> **Goal**:
Copy out lines with the word "React" from the material that follows.

> **Recorded information**:
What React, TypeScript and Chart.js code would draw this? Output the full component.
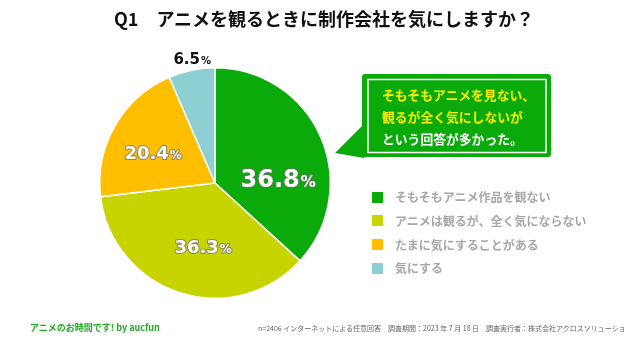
import React, { useEffect, useRef } from "react";
import { Chart, registerables } from "chart.js";

Chart.register(...registerables);

const categories = [
  "そもそもアニメ作品を観ない",
  "アニメは観るが、全く気にならない",
  "たまに気にすることがある",
  "気にする",
];
const values = [36.8, 36.3, 20.4, 6.5];
const colors = ["#0AAA0A", "#C8D400", "#FFBE00", "#8ECFD4"];

const titleText = "Q1　アニメを観るときに制作会社を気にしますか？";
const calloutLines = ["そもそもアニメを見ない、", "観るが全く気にしないが", "という回答が多かった。"];
const footerLeft = "アニメのお時間です! by aucfun";
const footerRight =
  "n=2406 インターネットによる任意回答　調査期間：2023 年 7 月 18 日　調査実行者：株式会社アクロスソリューションズ";

// label styling (per slice)
const labelAngleNudge = [19.5, -7.2, -3.3, 1.3];
const labelRadius = [0.55, 0.56, 0.6, 1.095];
const labelNumSize = [24, 18, 18, 15];
const labelPctSize = [15, 12, 12, 10];
const labelColor = ["#fff", "#fff", "#fff", "#111"];
const labelStroke = [true, true, true, false];

const labelPlugin = {
  id: "sliceLabels",
  afterDatasetsDraw(chart: any) {
    const ctx = chart.ctx;
    const meta = chart.getDatasetMeta(0);
    meta.data.forEach((arc: any, i: number) => {
      const p = arc.getProps(["x", "y", "startAngle", "endAngle", "outerRadius"], true);
      const mid = (p.startAngle + p.endAngle) / 2 + (labelAngleNudge[i] * Math.PI) / 180;
      const r = p.outerRadius * labelRadius[i];
      const x = p.x + Math.cos(mid) * r;
      const y = p.y + Math.sin(mid) * r;
      const num = values[i].toFixed(1);
      const numFont = `bold ${labelNumSize[i]}px "DejaVu Sans", sans-serif`;
      const pctFont = `bold ${labelPctSize[i]}px "DejaVu Sans", sans-serif`;
      ctx.save();
      ctx.font = numFont;
      const wn = ctx.measureText(num).width;
      ctx.font = pctFont;
      const wp = ctx.measureText("%").width;
      const total = wn + wp + 1;
      const x0 = x - total / 2;
      const baseY = y + labelNumSize[i] * 0.36;
      ctx.textAlign = "left";
      ctx.textBaseline = "alphabetic";
      ctx.lineJoin = "round";
      const parts: [string, string, number][] = [
        [num, numFont, x0],
        ["%", pctFont, x0 + wn + 1],
      ];
      parts.forEach(([t, f, px]) => {
        ctx.font = f;
        if (labelStroke[i]) {
          ctx.strokeStyle = "rgba(110,110,110,0.75)";
          ctx.lineWidth = 2;
          ctx.strokeText(t, px, baseY);
        }
        ctx.fillStyle = labelColor[i];
        ctx.fillText(t, px, baseY);
      });
      ctx.restore();
    });
  },
};

export default function App() {
  const ref = useRef<HTMLCanvasElement | null>(null);
  useEffect(() => {
    if (!ref.current) return;
    const chart = new Chart(ref.current, {
      type: "pie",
      data: {
        labels: categories,
        datasets: [
          {
            data: values,
            backgroundColor: colors,
            borderColor: "#ffffff",
            borderWidth: 1.5,
          },
        ],
      },
      options: {
        responsive: false,
        maintainAspectRatio: false,
        animation: false,
        layout: { padding: { left: 99, right: 293, top: 67, bottom: 44 } },
        plugins: {
          legend: { display: false },
          title: { display: false },
          tooltip: { enabled: false },
        },
      },
      plugins: [labelPlugin],
    });
    return () => chart.destroy();
  }, []);

  const jp = '"Noto Sans CJK JP", "Noto Sans", sans-serif';

  return (
    <div
      style={{
        position: "fixed",
        left: 0,
        top: 0,
        width: 624,
        height: 343,
        background: "#fff",
        overflow: "hidden",
        fontFamily: jp,
      }}
    >
      <canvas ref={ref} width={624} height={343} style={{ position: "absolute", left: 0, top: 0 }} />
      <div
        style={{
          position: "absolute",
          left: 0,
          top: 6,
          width: 648,
          textAlign: "center",
          fontSize: 18,
          fontWeight: 700,
          color: "#111",
          lineHeight: "24px",
          whiteSpace: "nowrap",
        }}
      >
        {titleText}
      </div>

      {/* callout */}
      <svg width={624} height={343} style={{ position: "absolute", left: 0, top: 0 }}>
        <polygon points="364,124 335,153 364,158" fill={colors[0]} />
        <rect x={362} y={74} width={189} height={83} rx={3} fill={colors[0]} />
        <rect x={368} y={79.5} width={178} height={73} fill="none" stroke="#fff" strokeWidth={1.5} />
      </svg>
      <div
        style={{
          position: "absolute",
          left: 382,
          top: 84,
          fontSize: 12.8,
          fontWeight: 700,
          lineHeight: "22px",
          whiteSpace: "nowrap",
        }}
      >
        {calloutLines.map((l, i) => (
          <div key={i} style={{ color: i < 2 ? "#F7F000" : "#fff" }}>
            {l}
          </div>
        ))}
      </div>

      {/* legend */}
      {categories.map((c, i) => (
        <div
          key={c}
          style={{
            position: "absolute",
            left: 372,
            top: 190 + i * 23.8,
            height: 14,
            display: "flex",
            alignItems: "center",
            whiteSpace: "nowrap",
          }}
        >
          <div style={{ width: 11, height: 11, background: colors[i], marginRight: 12 }} />
          <span style={{ fontSize: 12, color: "#a8a8a8", fontWeight: 700, lineHeight: "14px" }}>{c}</span>
        </div>
      ))}

      {/* footer */}
      <div
        style={{
          position: "absolute",
          left: 30,
          top: 322,
          fontSize: 9,
          fontWeight: 700,
          color: "#22AA22",
          whiteSpace: "nowrap",
          lineHeight: "12px",
        }}
      >
        {footerLeft}
      </div>
      <div
        style={{
          position: "absolute",
          left: 258,
          top: 323,
          fontSize: 7,
          color: "#666",
          whiteSpace: "nowrap",
          lineHeight: "10px",
        }}
      >
        {footerRight}
      </div>
    </div>
  );
}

> **Final answer**:
What React, TypeScript and Chart.js code would draw this? Output the full component.
import React, { useEffect, useRef } from "react";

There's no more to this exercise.